El 25 de noviembre es el día que la Asamblea General de Naciones Unidas eligió para recordar que las mujeres de todo el mundo padecen numerosas formas de violencia, los 365 días del año, las 24 horas del día. En la Argentina, este mes emblemático para la lucha contra la violencia de género finaliza con al menos 200 femicidios acumulados en lo que va del año y cerca de 1.500 en el período 2008–2013.
Empujado por la militancia feminista, la violencia contra las mujeres dejó de ser un tema relegado a la esfera del ámbito privado para convertirse en un problema público, es decir, con legitimidad suficiente como para convertirse en objeto de políticas públicas.
Sin embargo, a pesar de los notables avances legales en materia de igualdad, la cultura todavía arrastra prejuicios y clichés sobre el “rol de las mujeres”. Tanto las leyes como las políticas tienen un impacto en la realidad que termina acolchonado por barreras culturales que no sólo están presentes en la sociedad sino también en las propias agencias del Estado.
La asimetría de poder entre hombres y mujeres se expresa en todos los ámbitos de la vida social. En el área específica de las políticas de seguridad vemos que el debate se presenta muchas veces bajo formatos masculinizantes, pero ni todos los hombres ni todas las mujeres sufren de la misma forma los mismos delitos.
Las estadísticas comparadas muestran que en América Latina existen ciertos patrones de victimización que son similares. Por ejemplo, la violencia callejera afecta en mayor proporción a los hombres mientras que la violencia en el ámbito doméstico y las agresiones de carácter sexual afectan mucho más a las mujeres. A pesar de este dato, el relato dominante sobre la inseguridad presenta a la calle como un lugar mucho más peligroso que el hogar.
La relación entre víctimas y victimarios también difiere según el género. Mientras que la mayor parte de los hombres víctimas de homicidio son asesinados por otros hombres desconocidos, las mujeres suelen ser asesinadas por hombres que conocen, como ex parejas o integrantes del entorno familiar.
No sólo la faz objetiva da cuenta de la inequidad. También la subjetiva. El miedo a ser víctima de un delito se expresa distinto según el género. Por ejemplo, entre los delitos que las mujeres más dicen temer aparece el miedo a ser objeto de expresiones verbales y gestos obscenos no deseados, particularmente de gritos que las avergüenzan en lugares públicos, así como de delitos de carácter sexual, desde contactos físicos contrarios a su voluntad en medios de transporte hasta agresiones más graves como el abuso sexual o la violación.
Una política de seguridad con enfoque de género debería planificar sus intervenciones a partir de esta realidad. Las Comisarías de la Mujer y la Familia de la policía bonaerense y las fiscalías especializadas en género representan sin dudas un avance significativo. Sin embargo, no alcanza con que 66 de las más de 700 dependencias policiales de la PBA y apenas un puñado de oficinas judiciales se especialicen en el tema mientras las mujeres sigan siendo revictimizadas cada vez que caen en los interminables laberintos del sistema penal.

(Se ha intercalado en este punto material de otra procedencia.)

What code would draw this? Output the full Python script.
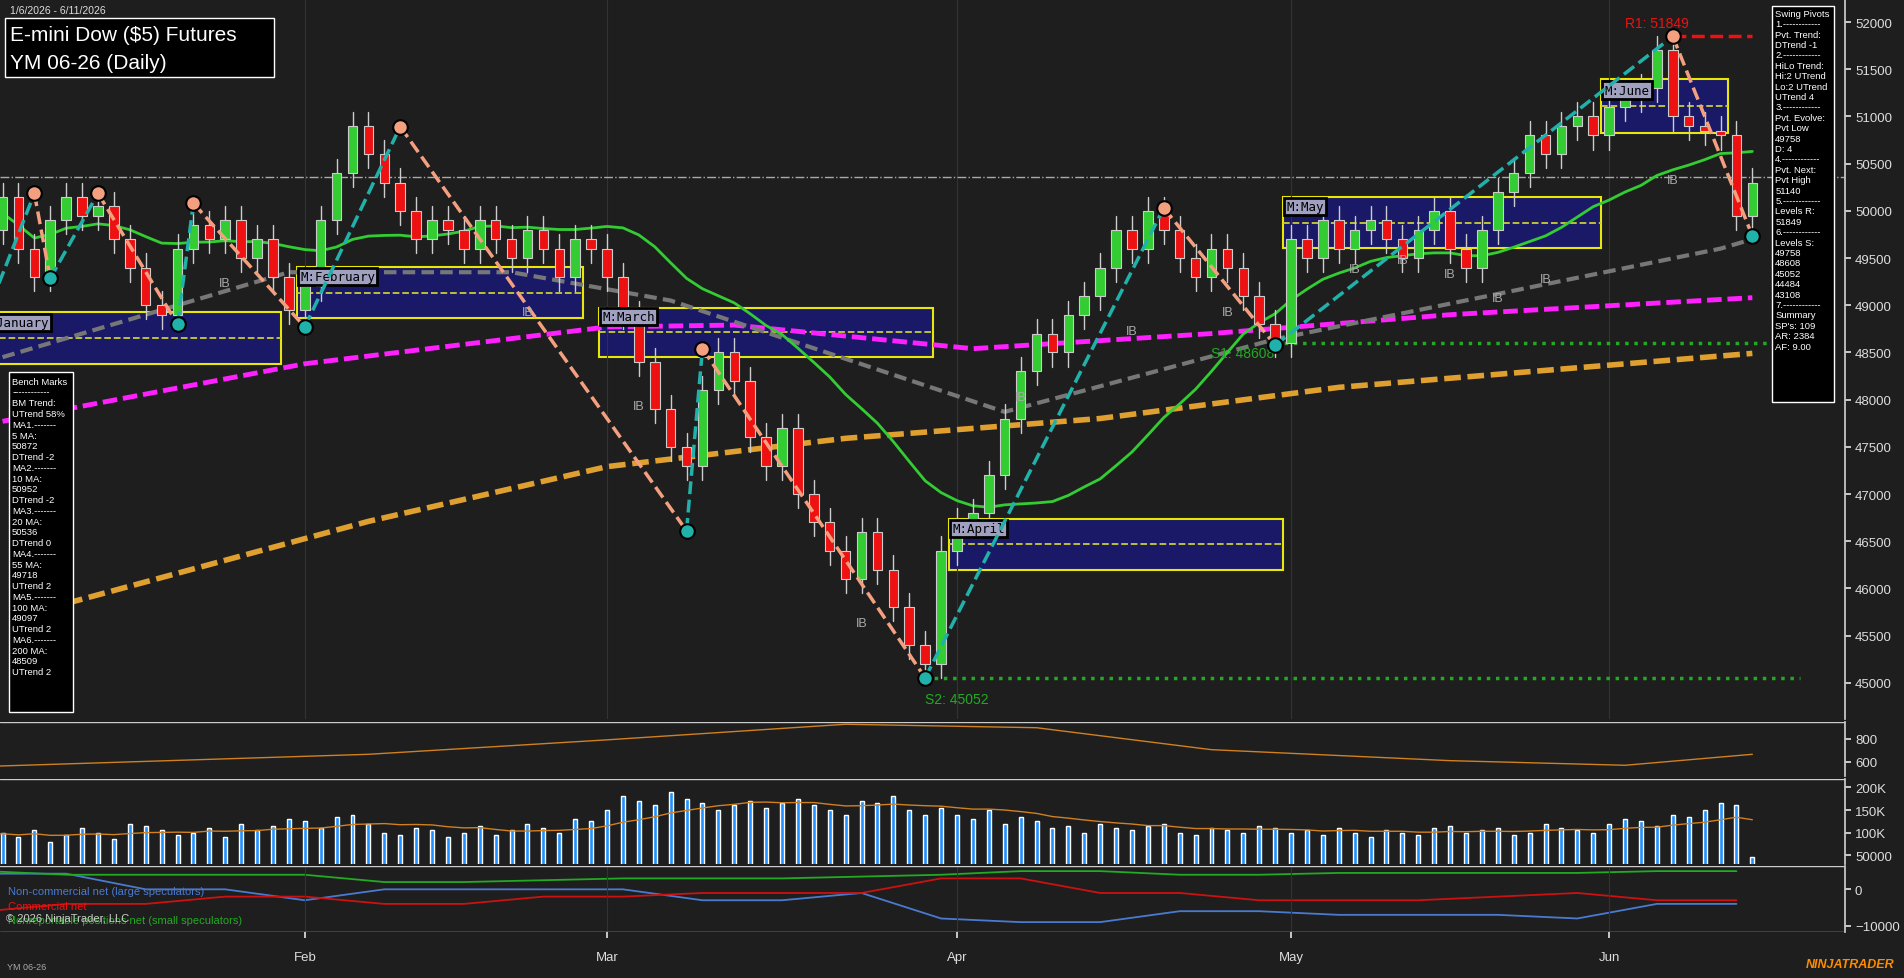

La mirada de género nos obliga a tener una estrategia reformista para que los agentes policiales y judiciales eliminen progresivamente los bloqueos culturales que les impiden encuadrar la violencia contra las mujeres como un delito sobre el que tienen la obligación de intervenir y no como un episodio de “incompatibilidad de caracteres” en el “vínculo conyugal”.
Otro aspecto relevante es la mejora de la articulación entre las agencias penales y todo el resto de la oferta de políticas estatales en materia de género. Comparados con otras áreas, la policía y la justicia penal parecen caminar algunos pasos por detrás en la incorporación del enfoque.
Esto se torna especialmente relevante en un marco de descentralización policial como el que se debate en la Provincia de Buenos Aires. Es muy común que una situación familiar violenta ingrese por primera vez al circuito estatal a través de la vía policial. Si pretendemos policías “de proximidad”, es necesario generar las herramientas para que los agentes administren correctamente esa situación de violencia a la que están “próximos”, sin quitarse el problema de encima ni entablar una solidaridad implícita con el agresor.
En suma, la violencia contra las mujeres no consiste en la simple acumulación de hechos aislados. Es la reacción de una cultura machista que traduce su impotencia en actos criminales. Parte de la responsabilidad del Estado es poner a punto su dispositivo penal para que pueda administrar la conflictividad social con mirada de género.